Elles pourraient mettre en danger l’espèce »
[3]. À un Michel Foucault affirmant « Il faut défendre
la société », notre maître aurait répliqué
avec brio : Il faut défendre le patrimoine génétique.
« Je ne peux pas rester aveugle, sourd et muet devant la
réalité dramatique qui accable nos sociétés
» [4], affirmait Jean-Pierre Changeux en 1998. Sa position
privilégiée sur « l’agora planétaire
du débat scientifique » [5] lui a permis de faire entendre
une pensée politique résolument progressiste, orientée
vers un partenariat fort avec l’industrie de pointe. Notre
maître a pris sur lui de militer en faveur des applications
technologiques « qui contribuent à combler le fossé
qui sépare la communauté scientifique du reste de
la société » [6], aux côtés notamment
de F. Ewald en faveur des OGM et contre « les nouveaux vandales
» [7]. En matière d’ingénieurie sociale,
reprenant le flambeau de la phrénologie de Gall, il s’est
penché tout particulièrement sur la synergie de la
biologie moléculaire et de l’informatique pour préconiser
la détection « au niveau de la population, des prédispositions
génétiques à des maladies, ou, au niveau de
l’individu, la constitution du « profil génétique
» qui complètera son dossier médical. Peut-on
déjà parler de cyberdocteurs au savoir infiniment
étendu.... ? » [8]
Substituer, pour mieux gérer la société, la
rigueur de l’approche clinique à la versatilité
de la vie politique fut le cœur du travail de Jean-Pierre Changeux.
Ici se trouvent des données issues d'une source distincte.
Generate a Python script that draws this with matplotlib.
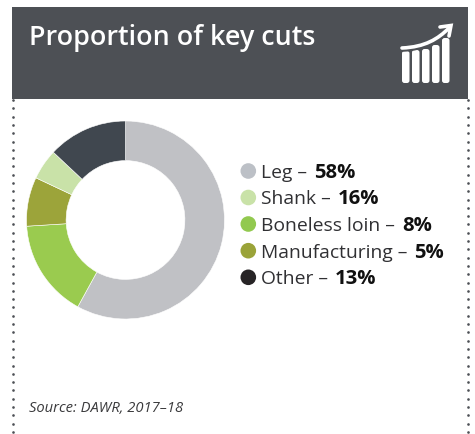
import matplotlib
matplotlib.use("Agg")
import matplotlib.pyplot as plt
from matplotlib.patches import Rectangle, FancyBboxPatch, PathPatch, Circle
from matplotlib.path import Path
import numpy as np

W, H = 475, 434

title = "Proportion of key cuts"
source = "Source: DAWR, 2017–18"
cuts = ["Leg", "Shank", "Boneless loin", "Manufacturing", "Other"]
shares = [58, 16, 8, 5, 13]
legend_colors = ["#bcc0c6", "#c9e2a8", "#92c94f", "#9aa339", "#272426"]
slice_colors = ["#c0c1c5", "#9acb4f", "#9ca43a", "#c9e2a8", "#40474f"]

plt.rcParams["font.family"] = ["Open Sans", "DejaVu Sans"]

fig = plt.figure(figsize=(W / 100, H / 100), dpi=100, facecolor="white")

# page layer in pixel units, y running downward
page = fig.add_axes([0, 0, 1, 1])
page.set_xlim(0, W)
page.set_ylim(H, 0)
page.axis("off")

page.add_patch(Rectangle((12, 7), 456, 92, fc="#4d5055", ec="none"))
page.text(29, 38.5, title, color="white", fontsize=19.35, fontweight="semibold",
          va="center", ha="left")

# dotted side rules
for x in (13.3, 468):
    ys = np.arange(100, H, 8.3)
    page.scatter(np.full_like(ys, x), ys, s=3.6, color="#4d5055", linewidths=0, zorder=3)

# rising bars icon
for bx, top in zip((402, 412, 422, 432, 442), (51, 50, 49, 45, 38)):
    page.add_patch(FancyBboxPatch((bx + 2.5, top + 2.5), 2.5, 83 - top - 5,
                                  boxstyle="round,pad=2.5,rounding_size=2.5",
                                  fc="white", ec="none"))
arrow = Path([(402, 48), (425, 47), (438, 39), (449, 28)],
             [Path.MOVETO, Path.CURVE4, Path.CURVE4, Path.CURVE4])
page.add_patch(PathPatch(arrow, fc="none", ec="#4d5055", lw=5.5, capstyle="round"))
page.add_patch(PathPatch(arrow, fc="none", ec="white", lw=2.6, capstyle="round"))
page.add_patch(PathPatch(Path([(440, 27), (451, 25.5), (449, 36)]), fc="none", ec="white",
                         lw=2.6, capstyle="round", joinstyle="miter"))

# donut
R = 99
cx, cy = 125.5, 220
donut = fig.add_axes([(cx - R) / W, 1 - (cy + R) / H, 2 * R / W, 2 * R / H])
donut.pie(shares, colors=slice_colors, startangle=90, counterclock=False, radius=1,
          wedgeprops=dict(width=0.4, edgecolor="white", linewidth=0.4))
donut.set_xlim(-1, 1)
donut.set_ylim(-1, 1)

# legend entries
row_y = [171, 197.5, 224, 250.7, 277.3]
renderer = fig.canvas.get_renderer()
for y, name, val, col in zip(row_y, cuts, shares, legend_colors):
    page.add_patch(Circle((248.3, y), 7.8, fc=col, ec="none"))
    t = page.text(261, y + 2, f"{name} – ", fontsize=13.9, color="#303033", va="center", ha="left")
    x1 = t.get_window_extent(renderer).x1
    page.text(x1 + 2, y + 2, f"{val}%", fontsize=14.6, color="#111111", fontweight="bold",
              va="center", ha="left")

page.text(29, 408, source, fontsize=10.6, fontstyle="italic", color="#3a3a3c",
          va="center", ha="left")

fig.savefig("out.png", dpi=100)
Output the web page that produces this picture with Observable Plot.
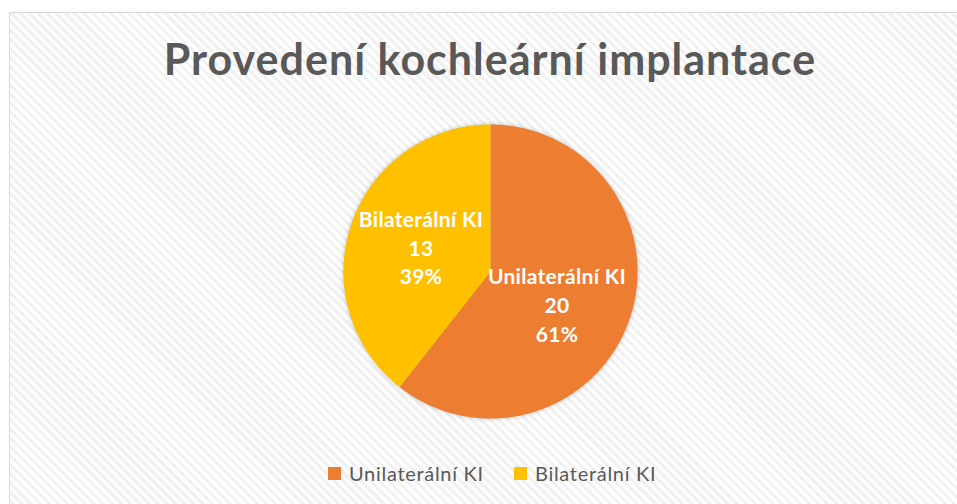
<!DOCTYPE html>
<html><head><meta charset="utf-8">
<script src="https://cdn.jsdelivr.net/npm/d3@7"></script>
<script src="https://cdn.jsdelivr.net/npm/@observablehq/plot@0.6"></script>
<style>
body{margin:0;background:#fff;width:957px;height:504px;overflow:hidden;position:relative;font-family:Lato,sans-serif;}
#frame{position:absolute;left:9px;top:12px;width:1000px;height:560px;border:1px solid #d9d9d9;box-sizing:border-box;
 background:repeating-linear-gradient(45deg,#ffffff 0px,#ffffff 3.2px,#f1f1f1 3.2px,#f1f1f1 6.4px);}
#title{position:absolute;left:-10px;width:1000px;top:37px;text-align:center;font:bold 43px Lato,sans-serif;letter-spacing:1px;line-height:1;color:#595959;white-space:nowrap;}
#chart{position:absolute;left:340px;top:121px;}
#chart svg{background:transparent;overflow:visible;}
#chart g[aria-label="line"]{filter:drop-shadow(0 0 2px rgba(0,0,0,0.25));}
#chart g[aria-label="text"]{letter-spacing:0.3px;}
#legend{position:absolute;top:461px;left:0;width:957px;height:20px;}
.li{position:absolute;display:flex;align-items:center;font:20px Lato,sans-serif;letter-spacing:0.7px;color:#595959;white-space:nowrap;}
.sw{width:13px;height:13px;margin-right:8px;}
</style></head>
<body>
<div id="frame"></div>
<div id="title"></div>
<div id="chart"></div>
<div id="legend"></div>
<script>
const title = "Provedení kochleární implantace";
const categories = ["Unilaterální KI", "Bilaterální KI"];
const counts = [20, 13];
const colors = ["#ED7D31", "#FFC000"];

document.getElementById("title").textContent = title;

const total = d3.sum(counts);
const arcs = d3.pie().sort(null).value(d => d)(counts);

// slice outlines in unit coordinates (angle clockwise from 12 o'clock)
const outline = [];
arcs.forEach((a, i) => {
  outline.push({cat: categories[i], x: 0, y: 0});
  const n = Math.max(2, Math.ceil((a.endAngle - a.startAngle) / (Math.PI / 360)));
  for (let k = 0; k <= n; k++) {
    const t = a.startAngle + (a.endAngle - a.startAngle) * k / n;
    outline.push({cat: categories[i], x: Math.sin(t), y: Math.cos(t)});
  }
  outline.push({cat: categories[i], x: 0, y: 0});
});

const labels = arcs.map((a, i) => {
  const m = (a.startAngle + a.endAngle) / 2;
  return {
    x: 0.5 * Math.sin(m),
    y: 0.5 * Math.cos(m),
    text: `${categories[i]}\n${counts[i]}\n${Math.round(counts[i] / total * 100)}%`
  };
});

const textOpts = {x: "x", y: "y", text: "text", fill: "white", fontSize: 21, fontWeight: "bold",
  fontFamily: "Lato, sans-serif", lineHeight: 1.37};

const plot = Plot.plot({
  width: 300, height: 300,
  margin: 3,
  x: {domain: [-1, 1], axis: null},
  y: {domain: [-1, 1], axis: null},
  color: {domain: categories, range: colors},
  style: {background: "transparent"},
  marks: [
    Plot.line(outline, {x: "x", y: "y", z: "cat", fill: "cat", stroke: "none", curve: "linear"}),
    Plot.text(labels.slice(0, 1), {...textOpts, dx: -3, dy: 8}),
    Plot.text(labels.slice(1), {...textOpts, dy: -1})
  ]
});
document.getElementById("chart").appendChild(plot);

const legend = document.getElementById("legend");
const legendX = [328, 514];
categories.forEach((c, i) => {
  const d = document.createElement("div");
  d.className = "li";
  d.style.left = legendX[i] + "px";
  d.innerHTML = `<span class="sw" style="background:${colors[i]}"></span><span>${c}</span>`;
  legend.appendChild(d);
});
</script>
</body></html>
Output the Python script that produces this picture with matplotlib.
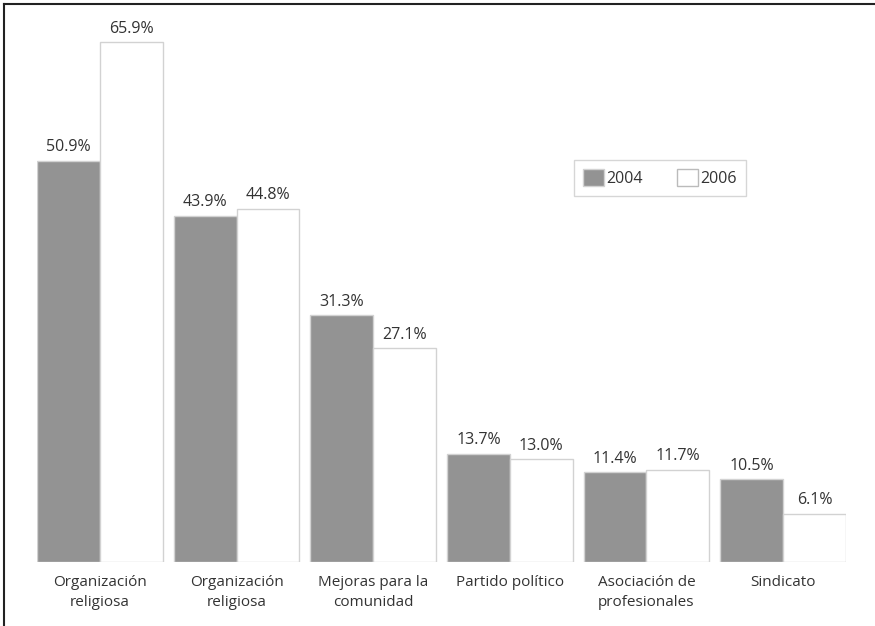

Une lutte sans relâche contre l’intrusion de la morale,
toujours prompte à refaire surface au sein même du
monde scientifique, et plus fondamentalement, contre la parole elle-même,
si peu adaptée à la communication directe entre les
hommes, « système de codage lourd et encombrant qui
véhicule tant bien que mal le ‘langage de la pensée’
» [9]. Agir directement sur les activités mentales,
fonder une véritable police cybernétique, faire un
sort au problème insoluble de la pluralité humaine,
en un mot psychiatriser la vie, tel fut le projet visionnaire de
notre maître. À cet égard, la démarche
politique de Jean-Pierre Changeux peut être comparée
à celle que Pascal avait donnée pour être celle
des philosophes : « S’ils ont écrit de politique,
c’était comme pour régler un hôpital de
fous ». À nouveau, saluons le grand homme qui parvint
à donner une légitimité politique et institutionnelle
au projet de domination totale du vivant, et qui, dans un esprit
d’ouverture et de pluridisciplinarité, fut tour à
tour technocrate, eugéniste, gardien de zoo, quincailler
et flic.
Herr Professor !
Par le Groupe Oblomoff 21 rue Voltaire, Paris.
[1] La Nature et la règle, entretien avec P. Ricoeur, Odile
Jacob, Paris, 1998, p. 237.
[2] L’Homme neuronal, Fayard, Paris, 1983, p. 228.
[3] Ibid., p. 340.
[4] La Nature et la règle, entretien avec P. Ricoeur, Odile
Jacob, Paris, 1998, p. 303.
[5] Sur le caractère totalement libre et dénué
d’idéologie du débat scientifique mondial, voir
L’Homme de vérité, trad. française, Odile
Jacob, Paris, 2002, pp. 396-397.
[6] Ibid., p. 399.
[7] Cité dans L’Homme de vérité, p.
366. Voir aussi entretien avec La Citoyenneté : « Partir
en guerre contre les OGM, sans discrimination, est une démarche
obscurantiste ».
[8] Ibid., p. 389..
[9] L’Homme neuronal, Fayard, Paris, 1983, p. 218.